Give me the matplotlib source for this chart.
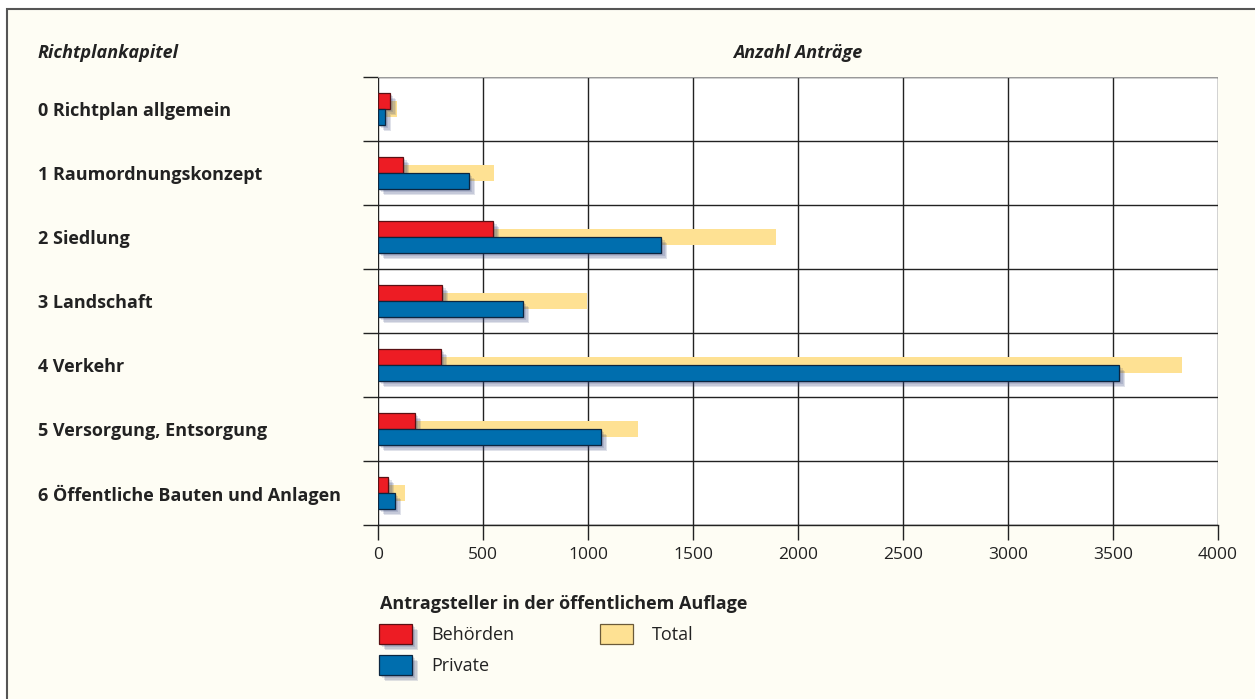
import numpy as np
import matplotlib
matplotlib.use("Agg")
from matplotlib import pyplot as plt
from matplotlib.patches import Rectangle
import matplotlib.patheffects as pe

# data
kapitel = ["0 Richtplan allgemein", "1 Raumordnungskonzept", "2 Siedlung",
           "3 Landschaft", "4 Verkehr", "5 Versorgung, Entsorgung",
           "6 Öffentliche Bauten und Anlagen"]
behoerden = [57, 120, 548, 305, 300, 176, 48]
private = [33, 433, 1348, 690, 3529, 1062, 81]
total = [90, 553, 1896, 995, 3829, 1238, 129]
xticks = [0, 500, 1000, 1500, 2000, 2500, 3000, 3500, 4000]

RED = "#ED1C24"
BLUE = "#006EAE"
GOLD = "#FEE193"
BG = "#FEFDF4"

plt.rcParams["font.family"] = ["Open Sans", "DejaVu Sans"]

W, H = 1255, 699
fig = plt.figure(figsize=(W / 100, H / 100), dpi=100)
fig.patch.set_facecolor("white")

# cream panel with a dark frame
fig.add_artist(Rectangle((7 / W, -0.01), 1.02, 1 - 9 / H + 0.01, transform=fig.transFigure,
                         facecolor=BG, edgecolor="#555555", lw=1.5, zorder=0))

ax = fig.add_axes([378 / W, 1 - 525 / H, 840 / W, 448 / H])
ax.set_facecolor("white")

shadow = [pe.SimplePatchShadow(offset=(o, -o), shadow_rgbFace="#2f3f78", alpha=0.15)
          for o in (1.5, 2.5, 3.5, 4.5)] + [pe.Normal()]

y = np.arange(len(kapitel))
h = 0.25
ax.barh(y, total, height=h, color=GOLD, zorder=2)
b1 = ax.barh(y - h / 2, behoerden, height=h, color=RED, edgecolor="#5a1014", lw=0.9, zorder=3)
b2 = ax.barh(y + h / 2, private, height=h, color=BLUE, edgecolor="#0c2640", lw=0.9, zorder=3)
for r in list(b1) + list(b2):
    r.set_path_effects(shadow)

ax.set_xlim(0, 4000)
ax.set_ylim(len(kapitel) - 0.5, -0.5)
ax.set_xticks(xticks)
ax.set_xticklabels([str(v) for v in xticks], fontsize=12.5, color="#222222")
ax.set_yticks(np.arange(-0.5, len(kapitel)))
ax.set_yticklabels([])
ax.tick_params(axis="both", length=11, width=1, color="#222222")
ax.tick_params(axis="x", pad=5)
for s in ax.spines.values():
    s.set_visible(False)
ax.grid(True, color="#222222", lw=1, zorder=1)
ax.set_axisbelow(True)
ax.axhline(-0.5, color="#999999", lw=1.5, zorder=1)
ax.axhline(len(kapitel) - 0.5, color="#222222", lw=1, zorder=1, clip_on=False)

# category labels on the left
for i, k in enumerate(kapitel):
    yy = ax.transData.transform((0, i))[1] / H - 2 / H
    fig.text(38 / W, yy, k, fontsize=13, fontweight="bold", color="#222222", va="center", ha="left")

fig.text(38 / W, 1 - 53 / H, "Richtplankapitel", fontsize=13, fontweight="bold",
         fontstyle="italic", color="#222222", va="center", ha="left")
fig.text(798 / W, 1 - 53 / H, "Anzahl Anträge", fontsize=13, fontweight="bold",
         fontstyle="italic", color="#222222", va="center", ha="center")

# legend
fig.text(380 / W, 1 - 604 / H, "Antragsteller in der öffentlichem Auflage", fontsize=13,
         fontweight="bold", color="#222222", va="center", ha="left")
items = [(RED, "#5a1014", "Behörden", 379, 634, True),
         (BLUE, "#0c2640", "Private", 379, 665, True),
         (GOLD, "#6a5a3a", "Total", 600, 634, False)]
for fc, ec, lab, px, py, sh in items:
    r = Rectangle((px / W, 1 - (py + 10) / H), 33 / W, 20 / H, transform=fig.transFigure,
                  facecolor=fc, edgecolor=ec, lw=0.9, zorder=3)
    if sh:
        r.set_path_effects(shadow)
    fig.add_artist(r)
    fig.text((px + 52) / W, 1 - (py + 1) / H, lab, fontsize=13, color="#222222", va="center", ha="left")

fig.savefig("out.png", dpi=100, facecolor=fig.get_facecolor())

PROMPT:
Write out the listing above exactly as it stands, pictures excluded.

SOLVED PROBLEM:
Give me the matplotlib source for this chart.
import numpy as np
import matplotlib
matplotlib.use("Agg")
from matplotlib import pyplot as plt
from matplotlib.patches import Rectangle
import matplotlib.patheffects as pe

# data
kapitel = ["0 Richtplan allgemein", "1 Raumordnungskonzept", "2 Siedlung",
           "3 Landschaft", "4 Verkehr", "5 Versorgung, Entsorgung",
           "6 Öffentliche Bauten und Anlagen"]
behoerden = [57, 120, 548, 305, 300, 176, 48]
private = [33, 433, 1348, 690, 3529, 1062, 81]
total = [90, 553, 1896, 995, 3829, 1238, 129]
xticks = [0, 500, 1000, 1500, 2000, 2500, 3000, 3500, 4000]

RED = "#ED1C24"
BLUE = "#006EAE"
GOLD = "#FEE193"
BG = "#FEFDF4"

plt.rcParams["font.family"] = ["Open Sans", "DejaVu Sans"]

W, H = 1255, 699
fig = plt.figure(figsize=(W / 100, H / 100), dpi=100)
fig.patch.set_facecolor("white")

# cream panel with a dark frame
fig.add_artist(Rectangle((7 / W, -0.01), 1.02, 1 - 9 / H + 0.01, transform=fig.transFigure,
                         facecolor=BG, edgecolor="#555555", lw=1.5, zorder=0))

ax = fig.add_axes([378 / W, 1 - 525 / H, 840 / W, 448 / H])
ax.set_facecolor("white")

shadow = [pe.SimplePatchShadow(offset=(o, -o), shadow_rgbFace="#2f3f78", alpha=0.15)
          for o in (1.5, 2.5, 3.5, 4.5)] + [pe.Normal()]

y = np.arange(len(kapitel))
h = 0.25
ax.barh(y, total, height=h, color=GOLD, zorder=2)
b1 = ax.barh(y - h / 2, behoerden, height=h, color=RED, edgecolor="#5a1014", lw=0.9, zorder=3)
b2 = ax.barh(y + h / 2, private, height=h, color=BLUE, edgecolor="#0c2640", lw=0.9, zorder=3)
for r in list(b1) + list(b2):
    r.set_path_effects(shadow)

ax.set_xlim(0, 4000)
ax.set_ylim(len(kapitel) - 0.5, -0.5)
ax.set_xticks(xticks)
ax.set_xticklabels([str(v) for v in xticks], fontsize=12.5, color="#222222")
ax.set_yticks(np.arange(-0.5, len(kapitel)))
ax.set_yticklabels([])
ax.tick_params(axis="both", length=11, width=1, color="#222222")
ax.tick_params(axis="x", pad=5)
for s in ax.spines.values():
    s.set_visible(False)
ax.grid(True, color="#222222", lw=1, zorder=1)
ax.set_axisbelow(True)
ax.axhline(-0.5, color="#999999", lw=1.5, zorder=1)
ax.axhline(len(kapitel) - 0.5, color="#222222", lw=1, zorder=1, clip_on=False)

# category labels on the left
for i, k in enumerate(kapitel):
    yy = ax.transData.transform((0, i))[1] / H - 2 / H
    fig.text(38 / W, yy, k, fontsize=13, fontweight="bold", color="#222222", va="center", ha="left")

fig.text(38 / W, 1 - 53 / H, "Richtplankapitel", fontsize=13, fontweight="bold",
         fontstyle="italic", color="#222222", va="center", ha="left")
fig.text(798 / W, 1 - 53 / H, "Anzahl Anträge", fontsize=13, fontweight="bold",
         fontstyle="italic", color="#222222", va="center", ha="center")

# legend
fig.text(380 / W, 1 - 604 / H, "Antragsteller in der öffentlichem Auflage", fontsize=13,
         fontweight="bold", color="#222222", va="center", ha="left")
items = [(RED, "#5a1014", "Behörden", 379, 634, True),
         (BLUE, "#0c2640", "Private", 379, 665, True),
         (GOLD, "#6a5a3a", "Total", 600, 634, False)]
for fc, ec, lab, px, py, sh in items:
    r = Rectangle((px / W, 1 - (py + 10) / H), 33 / W, 20 / H, transform=fig.transFigure,
                  facecolor=fc, edgecolor=ec, lw=0.9, zorder=3)
    if sh:
        r.set_path_effects(shadow)
    fig.add_artist(r)
    fig.text((px + 52) / W, 1 - (py + 1) / H, lab, fontsize=13, color="#222222", va="center", ha="left")

fig.savefig("out.png", dpi=100, facecolor=fig.get_facecolor())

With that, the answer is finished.